Но нет других сигналов тревоги. В конечностях нет покалывания, будто сосуды пережаты. У меня желудок не сворачивается от стресса. Значит, это не тревога. Это совсем другое.
Возбуждение?
– Ты молчишь, – говорит он мягким успокаивающим голосом. – Скажи, что тебе нужно. Я хочу, чтобы ты нашла эту сделку в «Императорском Дворце», и сказала мне, кто купил Караваджо.
Он как будто выбрасывает куски предложений. Такая привычка у всех, кто говорит на славянских языках. Нет связи в предложениях. На хинди, японском, индонезийском и латинском языках таких связей тоже нет. Я читала об этом, когда неделю изучала языки, и была очарована ими. Особенно, увлекательным был французский, потому что...
– Наоми, – повторяет он, вытаскивая меня из мыслей о языках.
– А?
Я забываю о чём, мы говорим.
– Ты знаешь французский?
– Un peu.
Это значит «немного» по-французски.
Я сияю.
– Потрясающе. Всегда хотела изучать французский. Считаю, разница между женскими и мужскими существительными весьма интересна. В конце концов, определяет, действительно ли озеро мужского рода...
– Наоми, – говорит он, снова перебивая меня. – Глубокий интернет. «Императорский Дворец». Я хочу, чтобы ты проверила записи.
– Ой. Точно.
Я быстро моргаю и пытаюсь сбить свой мозг с языковых рельсов.
– Мне нужна предварительная настройка.
– Нет. Начинай сейчас.
Хм.
– Хорошо. У тебя есть компьютер, который я могу использовать?
Он наклоняет голову, кивнув в сторону соседней двери.

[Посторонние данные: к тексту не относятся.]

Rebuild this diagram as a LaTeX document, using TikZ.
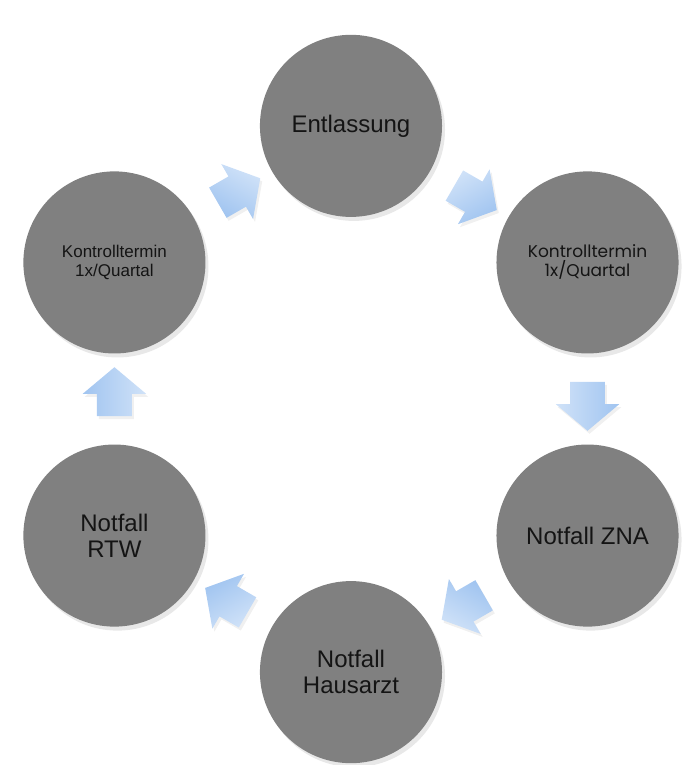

– Алексей принёс тебе один. Он в кабинете.
– Отлично.
Вскочив на ноги, замечаю, как его взгляд следит за моей грудью. Это снова заставляет меня странно себя чувствовать. Я очарована тем, что этот человек явно заинтересован моим телом. Он находит во мне что-то сексуальное и возбуждающее, тогда как большинство людей видят во мне урода. Естественно я не отношусь к себе, как к уроду. Но меня достаточно часто так называли, чтобы знать, что моё уродство тревожит людей.